Residente no lo pudo decir mejor: “Quiero caerle bien a to’el mundo, como un pastel de crema”.
En su nuevo vídeo titulado Quiero ser baladista, nos restriega en la cara eso que a muchos les cuesta admitir. Que en la sociedad de likes y follows en las redes sociales, de la imagen perfecta en la televisión y los medios, si te sales del carril, te descartan. Estás fuera. Para ser aceptado tienes que ser del montón, porque si hablas lo que piensas, caes mal.
Hay que decir que nos “consterna” la masacre de cinco jóvenes, y no decir que el Comisionado de la Policía, Antonio López Figueroa fue un imberbe al pedir a los jóvenes que se alejen de las “malas amistades” cuando se le preguntó una solución al problema del aumento en matanzas de niños.
Prefirió decir eso en vez de admitir que la Policía manda a sus oficiales a golpear manifestantes en las protestas ambientales, pero para atender el crimen y sus víctimas, nunca hay agentes.
Decimos que nos dolió el vil asesinato de Keishla Rodríguez, pero la gente calla al ver abogados y analistas salivando en la televisión con sus teorías de las penas de cárcel que deben cumplir Cádiz y Félix Verdejo, sin pensar mucho en la tragedia total de ese caso.
Mejor hablemos de hung jury que tener que explicar la sociedad del narco y las redes intrafamiliares de todos los vinculados a esa horrible muerte.
Y no hablemos de los viejos solos, porque ese titular nadie lo lee ni lo asume, ni lo mira, hasta que de pronto, sale un vídeo y fotos en Facebook de los libros llenos de meao y caca de ratas que había en la biblioteca y terraza de la insigne escritora, catedrática, y exdirectora del Instituto de Cultura Puertorriqueña, Lilliana Ramos-Collado.
Entonces se acordaron de ella.
Lilliana no era mi amiga, pero la conocí y conversamos muchas veces. Me consta que ella siempre fue catalogada de “difícil”, o “problemática”, por ser vocal.
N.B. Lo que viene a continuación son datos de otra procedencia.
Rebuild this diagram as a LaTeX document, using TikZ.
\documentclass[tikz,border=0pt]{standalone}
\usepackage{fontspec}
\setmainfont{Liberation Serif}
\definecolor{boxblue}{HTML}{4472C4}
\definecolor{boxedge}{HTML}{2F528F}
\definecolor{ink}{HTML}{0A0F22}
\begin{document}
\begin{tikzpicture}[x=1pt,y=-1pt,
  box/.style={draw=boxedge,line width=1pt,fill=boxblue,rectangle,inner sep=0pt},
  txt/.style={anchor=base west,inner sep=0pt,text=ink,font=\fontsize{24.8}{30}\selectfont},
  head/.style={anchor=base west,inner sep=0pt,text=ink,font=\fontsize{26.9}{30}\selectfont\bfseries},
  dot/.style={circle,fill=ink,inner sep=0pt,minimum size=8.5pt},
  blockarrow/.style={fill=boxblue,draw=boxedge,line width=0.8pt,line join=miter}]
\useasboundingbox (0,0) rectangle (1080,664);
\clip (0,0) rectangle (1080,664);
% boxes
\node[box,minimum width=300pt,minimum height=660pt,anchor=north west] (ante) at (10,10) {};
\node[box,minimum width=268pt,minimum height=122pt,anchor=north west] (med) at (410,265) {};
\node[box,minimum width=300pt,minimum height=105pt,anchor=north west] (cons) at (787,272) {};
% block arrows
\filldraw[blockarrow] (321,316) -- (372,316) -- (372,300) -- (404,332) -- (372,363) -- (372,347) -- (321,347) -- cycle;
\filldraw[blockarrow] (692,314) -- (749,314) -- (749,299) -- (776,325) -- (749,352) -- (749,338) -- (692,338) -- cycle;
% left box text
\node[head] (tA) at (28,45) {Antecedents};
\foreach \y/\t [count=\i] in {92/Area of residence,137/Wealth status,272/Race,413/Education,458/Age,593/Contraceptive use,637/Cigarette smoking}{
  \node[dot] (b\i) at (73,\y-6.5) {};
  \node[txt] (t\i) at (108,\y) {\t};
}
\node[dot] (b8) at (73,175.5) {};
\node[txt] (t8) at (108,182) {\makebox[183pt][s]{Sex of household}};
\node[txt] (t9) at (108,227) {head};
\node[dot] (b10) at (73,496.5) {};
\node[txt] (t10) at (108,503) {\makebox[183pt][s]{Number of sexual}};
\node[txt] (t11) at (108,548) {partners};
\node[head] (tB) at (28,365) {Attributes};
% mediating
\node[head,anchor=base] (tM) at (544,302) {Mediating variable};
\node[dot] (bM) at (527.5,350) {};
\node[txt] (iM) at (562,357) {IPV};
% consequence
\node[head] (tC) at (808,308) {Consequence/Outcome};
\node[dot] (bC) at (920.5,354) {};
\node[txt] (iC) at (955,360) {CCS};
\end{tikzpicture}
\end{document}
Decía lo que pensaba, muchas veces sin filtro, aunque después de debatir, sé que ella pasaba página y hasta era capaz de ayudar con quien tuvo diferencias. Aun así, le caía mal a la gente porque en ese mundo de la cultura, esos estilos de absoluta libertad y honestidad intelectual no suelen ser apreciados.
Para personas como Lilliana, el precio de decir lo que se piensa es la soledad. Bajita, bocona, mujer, lesbiana, inteligente. Muchas de sus verdades no se perdonan, especialmente, el decir la verdad.
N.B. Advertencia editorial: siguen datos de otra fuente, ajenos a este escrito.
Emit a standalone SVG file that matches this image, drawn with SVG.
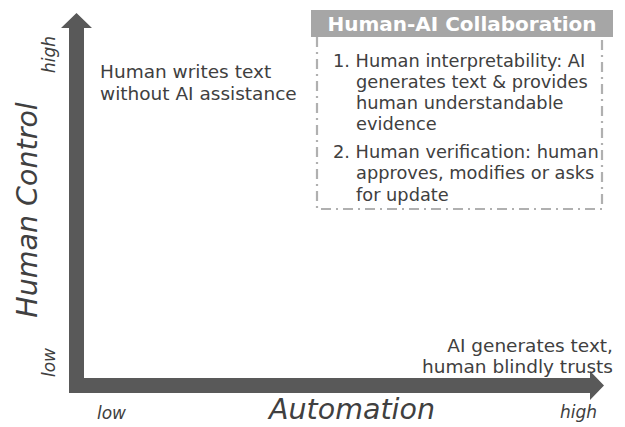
<svg xmlns="http://www.w3.org/2000/svg" width="625" height="427" viewBox="0 0 625 427">
<style>
.t{font-family:"DejaVu Sans","Verdana",sans-serif;fill:#404040}
.n{font-size:18.5px}
.l{font-size:17.8px}
.ax{font-size:17px;font-style:italic}
.big{font-size:28.5px;font-style:italic}
</style>
<rect width="625" height="427" fill="#fff"/>
<g id="axes">
<path d="M69,393 V28 H61 L76.5,13 L92,28 H84 V378 H590 V371 L604,385.5 L590,400 V393 Z" fill="#595959"/>
</g>
<g id="y-axis-labels" class="t">
<text class="big" transform="translate(37,210) rotate(-90)" text-anchor="middle">Human Control</text>
<text class="ax" transform="translate(55,73) rotate(-90)">high</text>
<text class="ax" transform="translate(55,377) rotate(-90)">low</text>
</g>
<g id="x-axis-labels" class="t">
<text class="ax" x="97" y="419">low</text>
<text class="big" x="352" y="419" text-anchor="middle">Automation</text>
<text class="ax" x="597" y="418" text-anchor="end">high</text>
</g>
<g id="node-human" class="t n">
<text x="100" y="78">Human writes text</text>
<text x="100" y="100">without AI assistance</text>
</g>
<g id="node-ai" class="t n" text-anchor="end">
<text x="613" y="352">AI generates text,</text>
<text x="613" y="373">human blindly trusts</text>
</g>
<g id="node-collab">
<rect x="311" y="10" width="302" height="27" fill="#a6a6a6"/>
<text x="462" y="31" text-anchor="middle" font-family="DejaVu Sans, Verdana, sans-serif" font-weight="bold" font-size="20" fill="#fff">Human-AI Collaboration</text>
<path d="M317,37 V209 H602 V37" fill="none" stroke="#b0b0b0" stroke-width="2.2" stroke-dasharray="10,5,2,5"/>
<g class="t l">
<text x="333" y="67">1. Human interpretability: AI</text>
<text x="356" y="88">generates text &amp; provides</text>
<text x="356" y="109">human understandable</text>
<text x="356" y="130">evidence</text>
<text x="333" y="158">2. Human verification: human</text>
<text x="356" y="179">approves, modifies or asks</text>
<text x="356" y="201">for update</text>
</g>
</g>
</svg>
Me preguntaba cuántos de los que se preocupaban por los libros que ella dejó en su biblioteca alguna vez la buscó. ¿Le preguntó alguien alguna vez si ella tuvo hambre o si deseó tomarse con un café?
No. Los viejos se quedan solos.
Muchas otras escritoras que también osaron decir verdades, que asumieron posturas fuertes y divergentes, murieron solas. Como Julia de Burgos en Nueva York. O quizás Angelamaría Dávila, cuyos últimos años los vivió en ese horror que es el mundo del Alzheimer.
¿Decir una verdad como bofetadas que te aíslan, o vivir en la hipocresía de las imposturas habituales del ser puertorriqueño?, esa es la pregunta.
Si para ser aceptada hay que claudicar a lo que se es, mejor no ser nada.
“Siempre por el centro, nunca a la extrema, sin asumir postura’ de ningún tema, porque no quiero problema’. Caerle bien a to’ el mundo como un pastel de crema. Quiero ser humanista, quiero dejar de acribillar artista’, Y que las cabeza’ ya no rueden por la pista. Quiero pronunciar las eses en todas las entrevistas. Desde hoy quiero ser baladista”, soñaba Residente en su vídeo antes de que Ricky Martin le entrara a tiros y se le orinara encima.
Y yo pienso que, en el concurso de caerle bien a todo el mundo, hay que tener los siete fondillos, caminar por el medio y no pelear, porque si no, te odian. Total, cuando estés viejo y enfermo, se pelearán por tus libros.